▶ _Source code of charts_
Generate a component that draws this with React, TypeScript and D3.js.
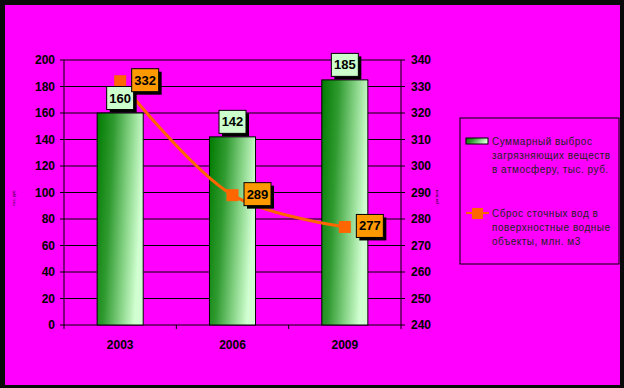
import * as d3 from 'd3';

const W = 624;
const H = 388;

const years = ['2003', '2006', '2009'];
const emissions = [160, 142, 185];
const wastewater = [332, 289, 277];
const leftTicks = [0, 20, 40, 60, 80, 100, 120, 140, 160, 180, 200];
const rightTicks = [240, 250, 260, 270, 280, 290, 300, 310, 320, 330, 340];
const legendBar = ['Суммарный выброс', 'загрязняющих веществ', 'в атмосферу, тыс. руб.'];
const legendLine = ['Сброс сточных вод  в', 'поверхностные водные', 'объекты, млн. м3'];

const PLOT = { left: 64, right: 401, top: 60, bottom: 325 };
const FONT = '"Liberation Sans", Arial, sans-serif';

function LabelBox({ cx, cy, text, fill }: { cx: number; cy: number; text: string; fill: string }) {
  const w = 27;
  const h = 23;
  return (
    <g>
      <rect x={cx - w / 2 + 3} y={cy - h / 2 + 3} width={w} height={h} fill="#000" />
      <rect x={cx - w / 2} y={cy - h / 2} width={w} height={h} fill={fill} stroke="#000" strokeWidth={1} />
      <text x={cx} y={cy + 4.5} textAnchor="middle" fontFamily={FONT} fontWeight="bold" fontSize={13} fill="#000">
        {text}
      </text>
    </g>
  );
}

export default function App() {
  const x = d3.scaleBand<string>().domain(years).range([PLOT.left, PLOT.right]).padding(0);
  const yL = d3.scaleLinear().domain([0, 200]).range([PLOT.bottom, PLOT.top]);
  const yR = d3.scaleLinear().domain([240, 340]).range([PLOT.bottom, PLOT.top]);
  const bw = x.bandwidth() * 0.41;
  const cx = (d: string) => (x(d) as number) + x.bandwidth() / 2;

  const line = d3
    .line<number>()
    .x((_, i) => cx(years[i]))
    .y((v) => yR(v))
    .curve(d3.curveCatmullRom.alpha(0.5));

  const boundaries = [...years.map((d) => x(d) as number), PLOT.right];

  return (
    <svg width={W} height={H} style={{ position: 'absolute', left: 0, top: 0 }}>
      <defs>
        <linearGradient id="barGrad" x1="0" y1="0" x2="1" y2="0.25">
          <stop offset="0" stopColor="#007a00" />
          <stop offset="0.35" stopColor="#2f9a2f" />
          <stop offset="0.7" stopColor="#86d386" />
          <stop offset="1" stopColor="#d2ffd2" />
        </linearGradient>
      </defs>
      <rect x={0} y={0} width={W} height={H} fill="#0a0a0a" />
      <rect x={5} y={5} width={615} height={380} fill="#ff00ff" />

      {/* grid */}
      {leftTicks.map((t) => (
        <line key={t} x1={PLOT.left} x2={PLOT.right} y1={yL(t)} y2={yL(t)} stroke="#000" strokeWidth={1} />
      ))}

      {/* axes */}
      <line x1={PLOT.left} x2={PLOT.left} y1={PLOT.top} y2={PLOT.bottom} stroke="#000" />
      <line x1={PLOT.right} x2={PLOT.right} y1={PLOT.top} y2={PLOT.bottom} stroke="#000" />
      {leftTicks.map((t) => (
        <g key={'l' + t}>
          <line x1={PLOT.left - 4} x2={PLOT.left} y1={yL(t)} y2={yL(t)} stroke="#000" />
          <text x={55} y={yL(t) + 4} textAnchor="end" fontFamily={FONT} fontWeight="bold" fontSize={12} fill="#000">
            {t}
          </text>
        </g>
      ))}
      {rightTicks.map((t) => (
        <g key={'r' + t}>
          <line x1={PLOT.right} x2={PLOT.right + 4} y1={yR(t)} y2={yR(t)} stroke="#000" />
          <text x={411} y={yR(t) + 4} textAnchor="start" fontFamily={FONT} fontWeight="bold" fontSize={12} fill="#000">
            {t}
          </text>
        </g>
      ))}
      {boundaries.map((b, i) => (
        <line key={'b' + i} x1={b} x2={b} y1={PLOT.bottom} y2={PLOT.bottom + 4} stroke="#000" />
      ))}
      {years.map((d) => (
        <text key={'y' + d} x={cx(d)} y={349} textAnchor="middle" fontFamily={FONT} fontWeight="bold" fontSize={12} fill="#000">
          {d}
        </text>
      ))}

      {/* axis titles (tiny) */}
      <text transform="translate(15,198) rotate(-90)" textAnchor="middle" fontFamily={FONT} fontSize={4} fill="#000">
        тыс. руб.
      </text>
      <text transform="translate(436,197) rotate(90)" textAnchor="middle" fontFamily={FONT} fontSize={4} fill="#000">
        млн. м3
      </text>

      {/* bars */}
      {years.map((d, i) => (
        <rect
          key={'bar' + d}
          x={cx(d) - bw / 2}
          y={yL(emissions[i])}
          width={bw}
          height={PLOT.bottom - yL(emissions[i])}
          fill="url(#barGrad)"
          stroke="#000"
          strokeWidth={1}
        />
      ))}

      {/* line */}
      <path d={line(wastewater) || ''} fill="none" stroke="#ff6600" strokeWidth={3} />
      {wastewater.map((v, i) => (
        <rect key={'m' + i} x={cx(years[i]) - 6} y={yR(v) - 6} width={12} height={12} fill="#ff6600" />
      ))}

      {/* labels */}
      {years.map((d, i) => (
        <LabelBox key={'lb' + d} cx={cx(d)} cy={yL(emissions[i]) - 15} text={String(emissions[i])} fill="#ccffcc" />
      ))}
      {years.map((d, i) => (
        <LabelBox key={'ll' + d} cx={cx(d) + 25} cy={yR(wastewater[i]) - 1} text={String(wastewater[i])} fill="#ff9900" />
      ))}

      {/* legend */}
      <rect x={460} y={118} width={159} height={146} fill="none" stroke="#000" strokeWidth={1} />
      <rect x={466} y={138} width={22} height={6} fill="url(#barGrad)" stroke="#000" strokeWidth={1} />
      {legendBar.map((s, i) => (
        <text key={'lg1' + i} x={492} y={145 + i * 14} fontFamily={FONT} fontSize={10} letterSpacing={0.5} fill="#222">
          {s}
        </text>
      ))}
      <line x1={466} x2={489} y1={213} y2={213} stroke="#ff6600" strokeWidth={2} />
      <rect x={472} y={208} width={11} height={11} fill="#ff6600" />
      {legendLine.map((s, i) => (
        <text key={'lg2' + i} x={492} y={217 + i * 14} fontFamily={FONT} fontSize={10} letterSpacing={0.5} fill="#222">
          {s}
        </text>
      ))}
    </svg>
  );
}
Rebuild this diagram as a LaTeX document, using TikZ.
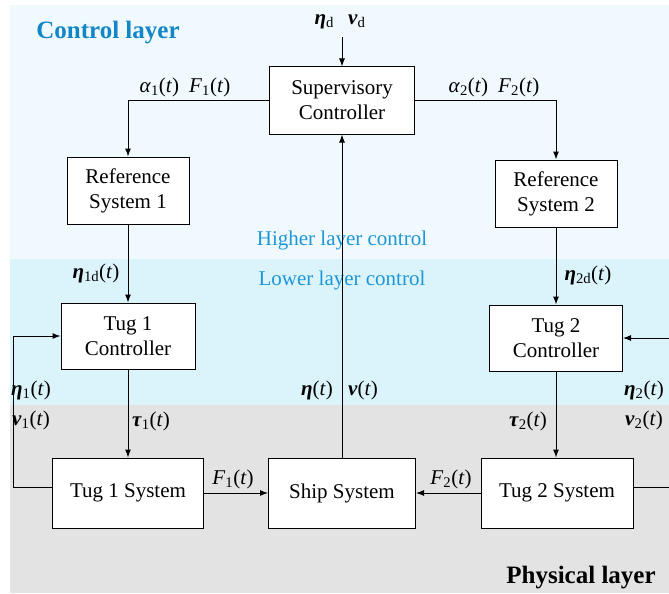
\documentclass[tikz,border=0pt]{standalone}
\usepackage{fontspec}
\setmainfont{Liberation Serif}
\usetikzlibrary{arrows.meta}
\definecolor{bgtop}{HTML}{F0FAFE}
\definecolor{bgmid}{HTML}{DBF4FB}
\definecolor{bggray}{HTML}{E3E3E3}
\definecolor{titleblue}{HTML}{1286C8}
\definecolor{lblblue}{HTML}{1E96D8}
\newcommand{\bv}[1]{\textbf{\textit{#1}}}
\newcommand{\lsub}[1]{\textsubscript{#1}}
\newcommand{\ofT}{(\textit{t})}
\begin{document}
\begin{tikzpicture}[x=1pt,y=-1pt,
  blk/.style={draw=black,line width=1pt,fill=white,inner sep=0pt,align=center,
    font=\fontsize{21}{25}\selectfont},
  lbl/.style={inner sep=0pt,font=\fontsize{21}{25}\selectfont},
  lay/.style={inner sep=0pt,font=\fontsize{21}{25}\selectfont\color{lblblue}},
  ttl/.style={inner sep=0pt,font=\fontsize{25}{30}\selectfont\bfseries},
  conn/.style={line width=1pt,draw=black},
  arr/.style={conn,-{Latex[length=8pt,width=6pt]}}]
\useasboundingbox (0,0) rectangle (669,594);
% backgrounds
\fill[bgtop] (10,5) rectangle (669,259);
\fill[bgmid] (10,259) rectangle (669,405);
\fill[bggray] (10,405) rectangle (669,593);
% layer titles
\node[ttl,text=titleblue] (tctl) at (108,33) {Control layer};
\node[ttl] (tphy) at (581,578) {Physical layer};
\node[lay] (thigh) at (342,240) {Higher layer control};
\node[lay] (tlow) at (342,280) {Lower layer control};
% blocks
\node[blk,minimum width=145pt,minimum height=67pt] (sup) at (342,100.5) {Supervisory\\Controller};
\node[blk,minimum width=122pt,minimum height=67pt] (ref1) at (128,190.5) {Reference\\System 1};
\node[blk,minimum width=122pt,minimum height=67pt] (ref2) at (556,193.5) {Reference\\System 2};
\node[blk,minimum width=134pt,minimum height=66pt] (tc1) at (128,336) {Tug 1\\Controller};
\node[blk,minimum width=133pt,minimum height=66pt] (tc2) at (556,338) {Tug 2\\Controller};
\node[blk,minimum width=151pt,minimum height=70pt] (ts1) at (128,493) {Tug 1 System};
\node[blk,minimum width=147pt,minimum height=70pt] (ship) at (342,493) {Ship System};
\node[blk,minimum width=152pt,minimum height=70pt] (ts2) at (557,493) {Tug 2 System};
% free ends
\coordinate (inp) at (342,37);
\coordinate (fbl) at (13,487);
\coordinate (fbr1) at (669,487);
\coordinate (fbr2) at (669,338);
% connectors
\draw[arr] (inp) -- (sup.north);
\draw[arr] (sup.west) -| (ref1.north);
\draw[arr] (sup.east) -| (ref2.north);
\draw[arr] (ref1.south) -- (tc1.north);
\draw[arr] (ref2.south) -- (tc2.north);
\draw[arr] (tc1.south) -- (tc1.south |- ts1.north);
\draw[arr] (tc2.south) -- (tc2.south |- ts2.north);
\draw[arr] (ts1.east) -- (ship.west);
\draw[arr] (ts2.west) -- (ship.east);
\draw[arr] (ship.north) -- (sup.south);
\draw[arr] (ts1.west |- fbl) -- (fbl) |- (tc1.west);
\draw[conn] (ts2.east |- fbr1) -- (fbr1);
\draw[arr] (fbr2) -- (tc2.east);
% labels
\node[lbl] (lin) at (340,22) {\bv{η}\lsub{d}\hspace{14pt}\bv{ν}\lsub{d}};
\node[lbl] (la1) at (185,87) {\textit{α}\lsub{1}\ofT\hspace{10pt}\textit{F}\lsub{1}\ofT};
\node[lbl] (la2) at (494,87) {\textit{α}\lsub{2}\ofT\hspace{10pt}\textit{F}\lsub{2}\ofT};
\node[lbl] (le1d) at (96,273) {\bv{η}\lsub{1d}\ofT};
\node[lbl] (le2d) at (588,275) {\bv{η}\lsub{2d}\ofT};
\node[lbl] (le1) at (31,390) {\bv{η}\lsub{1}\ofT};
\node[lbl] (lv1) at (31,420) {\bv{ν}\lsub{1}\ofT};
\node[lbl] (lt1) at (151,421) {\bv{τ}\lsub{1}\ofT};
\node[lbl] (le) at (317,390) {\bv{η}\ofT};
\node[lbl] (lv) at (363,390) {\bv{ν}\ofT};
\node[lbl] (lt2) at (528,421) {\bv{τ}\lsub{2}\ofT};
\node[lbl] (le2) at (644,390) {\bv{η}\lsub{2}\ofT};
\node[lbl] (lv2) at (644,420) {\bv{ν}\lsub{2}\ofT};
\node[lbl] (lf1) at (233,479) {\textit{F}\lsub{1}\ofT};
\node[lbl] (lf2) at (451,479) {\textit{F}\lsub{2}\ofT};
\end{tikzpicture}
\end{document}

▶ _BRIEF_
Pull out each line holding the string "this".

▶ _WRITTEN ANSWER_
Generate a component that draws this with React, TypeScript and D3.js.
Rebuild this diagram as a LaTeX document, using TikZ.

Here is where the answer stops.